ABOVE – Rockwell and Kathleen with their family, circa 1916. Kathleen is holding Barbara (at that time still named Hildegarde. The family had recently been ejected from Newfoundland), Rockwell is probably holding little Kathleen, while Clara is standing behind Rockie, at left.

The photos in this entry come from the Kent-Whiting Family Album owned by Danny and Kathi (Finney) Coane. Kathi is the daughter of Kent’s daughter, Kathleen. Kathi and her husband allowed the Bennington Museum in Vermont to digitalize their family photo album. Jamie Franklin at the museum was kind enough to send me those images. Some of the album images have been published. Many have not. I’ve been able to answer several questions by looking through those photos while identifying a few mystery names I’ve encountered in the letters.

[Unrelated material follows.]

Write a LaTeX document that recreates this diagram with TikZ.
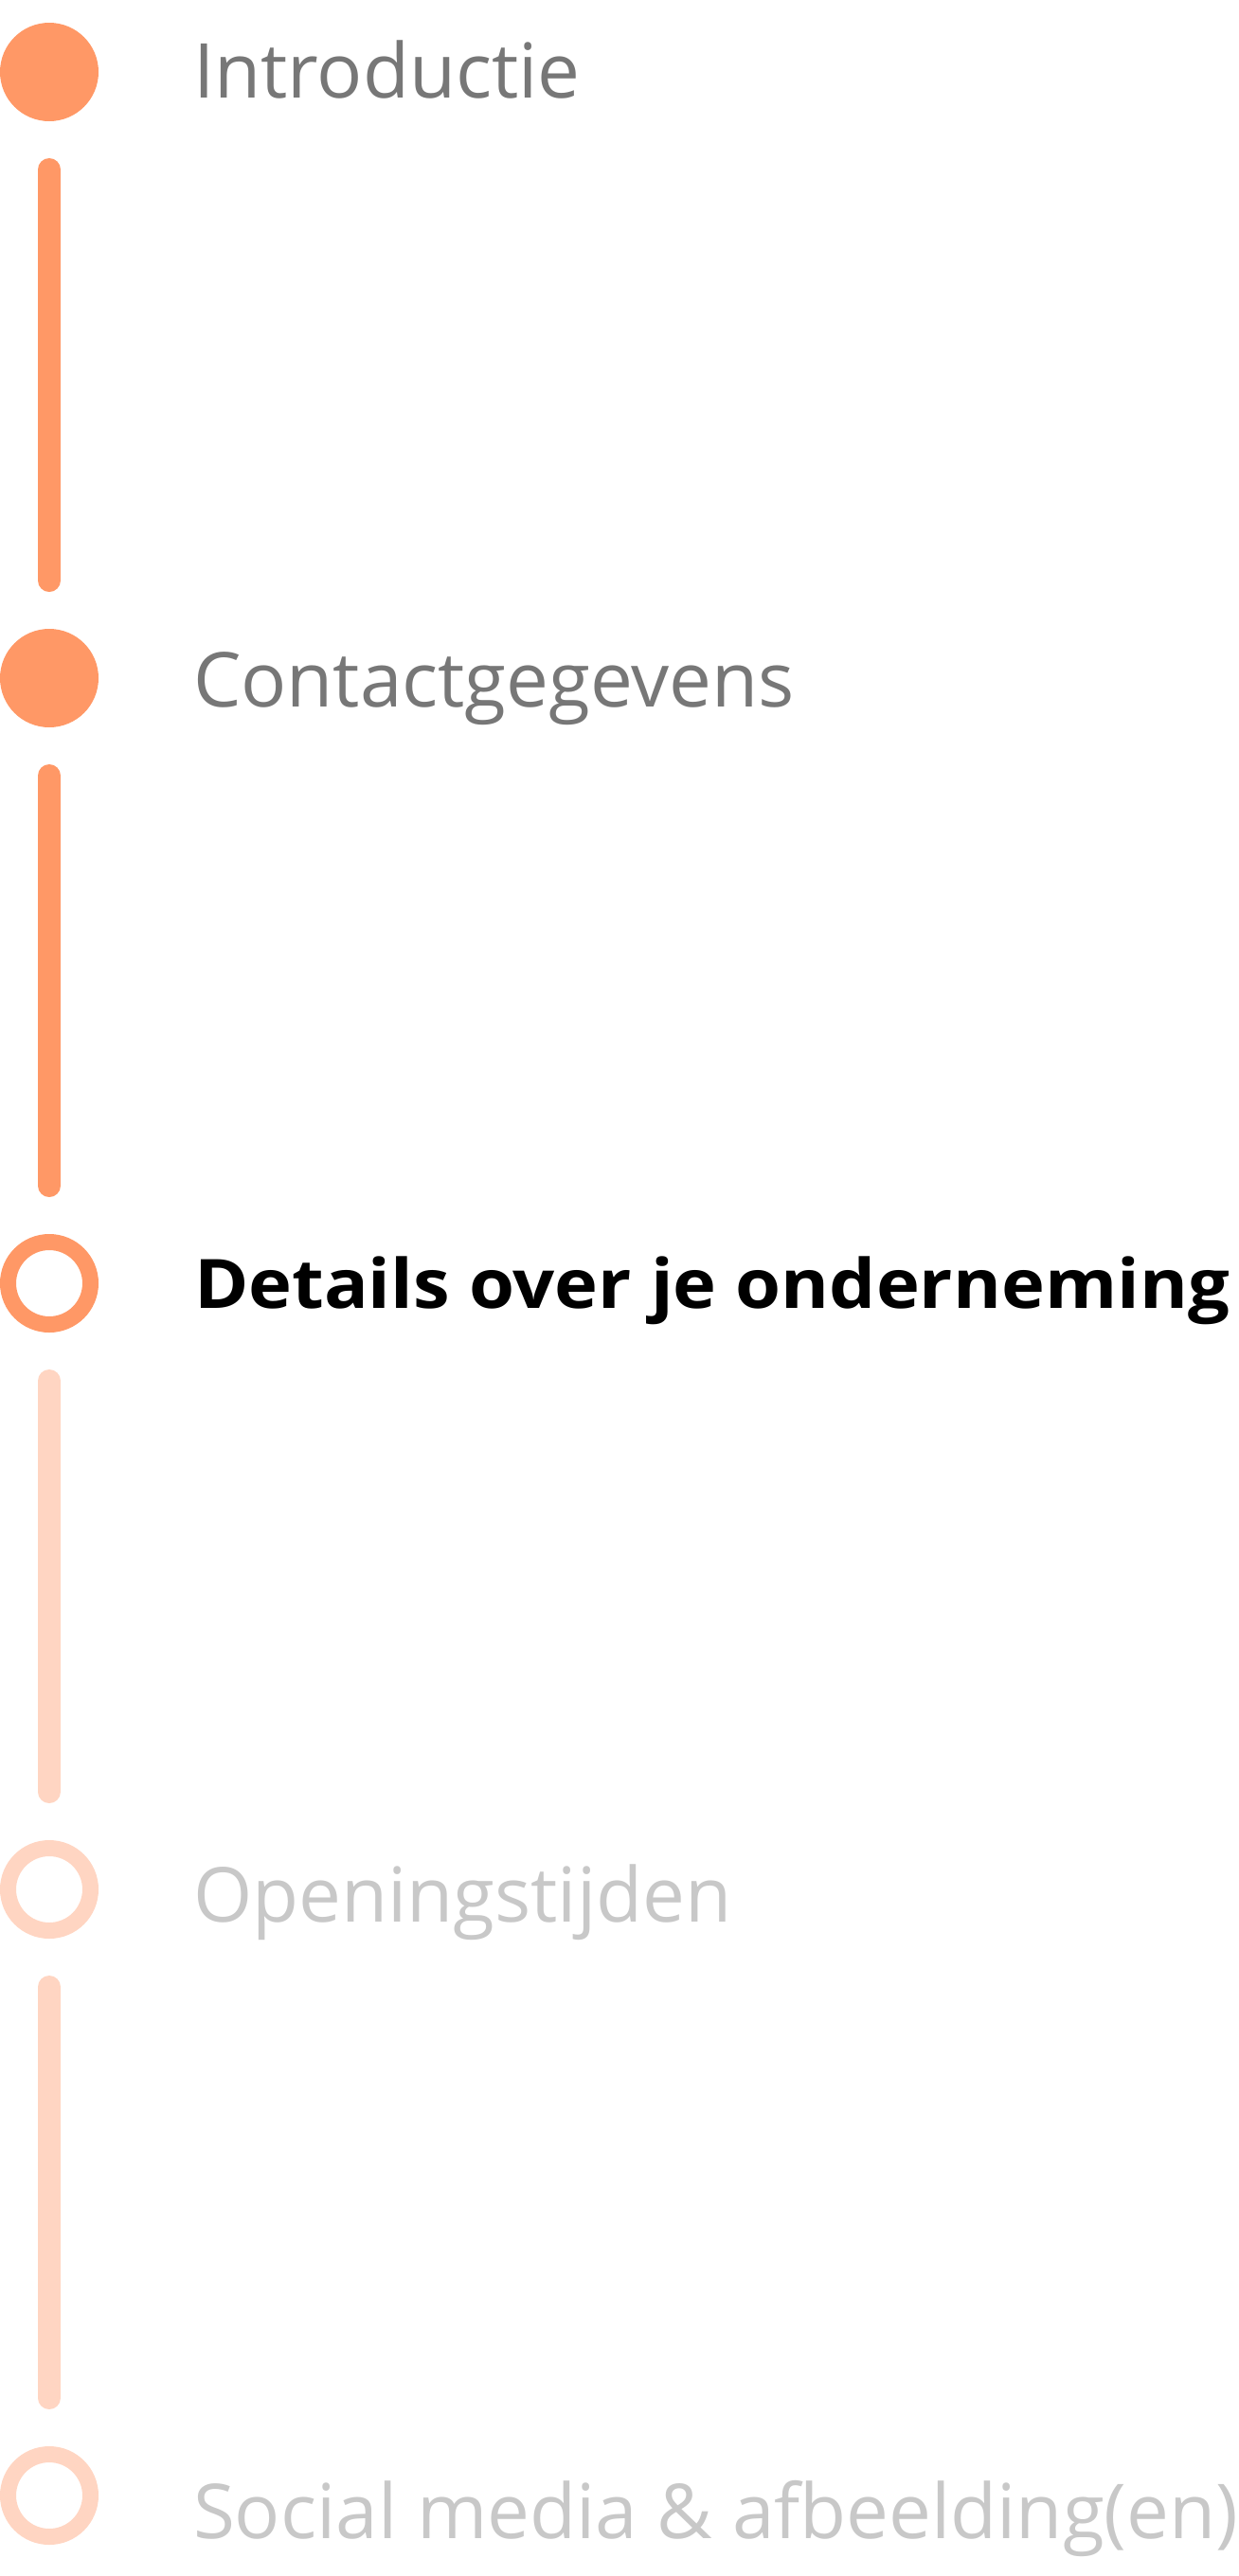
\documentclass[tikz,border=0pt]{standalone}
\usepackage{graphicx}
\usepackage{fontspec}
\setmainfont{Open Sans}
\definecolor{orangeA}{HTML}{FF9866}
\definecolor{orangeL}{HTML}{FFD5C2}
\definecolor{greyA}{HTML}{777777}
\definecolor{greyL}{HTML}{C8C8C8}
\newlength\boldw
\newcommand\boldtext{\fontsize{72}{86}\selectfont\bfseries Details over je onderneming}
\AtBeginDocument{\settowidth\boldw{\boldtext}}
\tikzset{
  donefill/.style={circle,fill=orangeA,minimum size=104pt,inner sep=0pt,outer sep=0pt},
  ringnode/.style={circle,draw=#1,line width=17pt,minimum size=87pt,inner sep=0pt,outer sep=8.5pt},
  stepline/.style={draw=#1,line width=24pt,line cap=round,shorten <=51pt,shorten >=51pt},
  steplabel/.style={anchor=base west,inner sep=0pt,outer sep=0pt,text=#1,font=\fontsize{80}{96}\selectfont}
}
\begin{document}
\begin{tikzpicture}[x=1pt,y=-1pt]
\useasboundingbox (0,0) rectangle (1308,2720);
\pgfmathsetmacro\boldsx{1093/\boldw}
\node[donefill] (c1) at (52,76) {};
\node[donefill] (c2) at (52,716) {};
\node[ringnode=orangeA] (c3) at (52,1355) {};
\node[ringnode=orangeL] (c4) at (52,1995) {};
\node[ringnode=orangeL] (c5) at (52,2635) {};
\draw[stepline=orangeA] (c1) -- (c2);
\draw[stepline=orangeA] (c2) -- (c3);
\draw[stepline=orangeL] (c3) -- (c4);
\draw[stepline=orangeL] (c4) -- (c5);
\node[steplabel=greyA] (t1) at (204,103) {Introductie};
\node[steplabel=greyA] (t2) at (204,746) {Contactgegevens};
\node[steplabel=black] (t3) at (205,1381) {\scalebox{\boldsx}[1]{\boldtext}};
\node[steplabel=greyL] (t4) at (204,2029) {Openingstijden};
\node[steplabel=greyL] (t5) at (204,2680) {Social media \& afbeelding(en)};
\end{tikzpicture}
\end{document}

My thanks go out to both Kathi and Danny who agreed to my use of the photos and Jamie Franklin at the Bennington Museum for sending me the digitized copies.

As we all do, Rockwell Kent played many roles in life, wore many masks. Unlike most of us, he was an extremely talented artist, driven by powerful daemons and forces that affected everyone he encountered. Those who knew him but not well may have either loved or hated him. Those who did know him well most likely experienced significance ambivalence.